Известие было неожиданным и потому, быть может, особенно тяжким. Все, кто был в цехе, со странным чувством глядели на токарный станок, к которому никогда больше не подойдет его хозяин. В самом этом слове - «никогда» - уже заключалась та до слез обидная несправедливость, которую мы испытываем всякий раз, кого-то теряя...
Умер старый рабочий. Год за годом он приходил сюда задолго до смены, чтобы подготовить станок, прочитать чертежи, подобрать резцы... Учил молодых, неизменно называя их «батеньками»: «Ты, батенька, не на сцене. Работа аккуратность любит». Может, это было чудачеством, но в отпуск Николай Иванович Козляков уходил всегда пятого октября - в день, когда поступил на старый ГОМЗ еще в тысяча девятьсот... Короче говоря, без малого полвека назад.
Станок стоял, похожий не то на сироту, не то на памятник. На нем Козляков делал детали необыкновенной точности, и детали без проверки ОТК шли в другие цеха. Станок Володи Скольнова стоял рядом, и, работая, Володя нет-нет да и косился на соседа. Может быть, именно поэтому в его движениях появилась та размеренная, экономная неспешность, которую так ценил Козляков.
О профессии токаря говорят: «Борец со сталью и временем». Со сталью - да, верно, а вот со временем в астрономическом цехе Ленинградского оптико-механического объединения обращаются бережно и расчетливо. Как будто помнят слова старого рабочего: «Ты, батенька, не на сцене. Работа аккуратность любит...»
Станок у Козлякова был уникальным. На нем не делали грубой работы. Иные детали - да и то по двадцать или тридцать штук, - точились на нем два, ну, три раза в год. Еще тогда, когда был жив Николай Иванович, Володя ходил возле этого станка, как кот вокруг сметаны. Ребята заметили это, и, конечно, шуток и подначек было достаточно:
- Попроси у корифея, может, разрешит попробовать.

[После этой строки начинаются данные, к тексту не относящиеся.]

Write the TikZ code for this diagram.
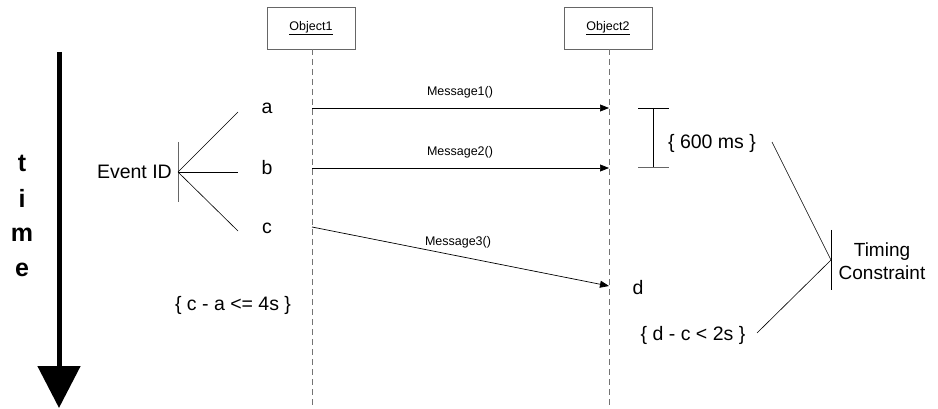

- Солдат - он все может... Валяй, солдат, не дрейфь!
- Нет, ребята, Володька длинный, а длинным нагибаться трудно, не пойдет...
И вот станок осиротел. Странно было работать и не глядеть в ту сторону. Странно, что нет рядом Николая Ивановича с его уже одобрительным: «Ничего, батенька, ничего». Это ему-то, мальчишке, так-то сказать!
Владимир растерялся, когда два месяца спустя старший мастер подошел к нему и легонько толкнул к коз-ляковскому станку.
- Ну, переходи.
- Куда?
Он еще не верил, что ему доверяют этот станок. Даже посмотрел по сторонам: не ошибся ли мастер? Ведь в цехе есть такие, кого называют корифеями без всякой иронии, - хотя бы Валентин Федосеев, который с технологией резания на «ты» и за ручку. Почему же тогда мастер предлагает этот станок ему, Скольнову?
Грешным делом, и в тот день и потом Владимир думал, что старший мастер просто хорошо относится к нему, вот и все. Любимчик не любимчик, а все-таки он всегда чувствовал на себе это доброе, внимательное отношение Сергея Михайловича. Ему трудно было понять, что старший мастер видел в нем не обыкновенного славного парня, а талант - чего уж тут бояться громких слов. Пусть еще не раскрывшийся, только набирающий силу, но все-таки тот особый талант, который дан не каждому.
Как было беспокойно, даже, пожалуй, страшновато, когда он включил станок и на тусклой поверхности заготовки, по которой прошелся резец, сверкнула чистая, яркая полоска. Скольнов точил микровинг - деталь, к которой полагается свой «паспорт», и не только на всю деталь, но на каждый ее виток! Двести витков. Точность резания - тысячные миллиметра. Затем эти микровинты бережно уносят в лабораторию на измерение... И только потом будут ставить на спектральные приборы.
Да, и беспокойно было и страшновато, и места себе не находил, пока из лаборатории не сообщили - все в порядке, работа выполнена безукоризненно. Ребята хлопали его по спине и опять шутили, что вышел он, Скольнов, напрямую в корифеи. В этот день он допоздна задержался в читальном зале, и когда голова уже пошла кругом от учебников, попросил у библиотекаря толковый словарь русского языка.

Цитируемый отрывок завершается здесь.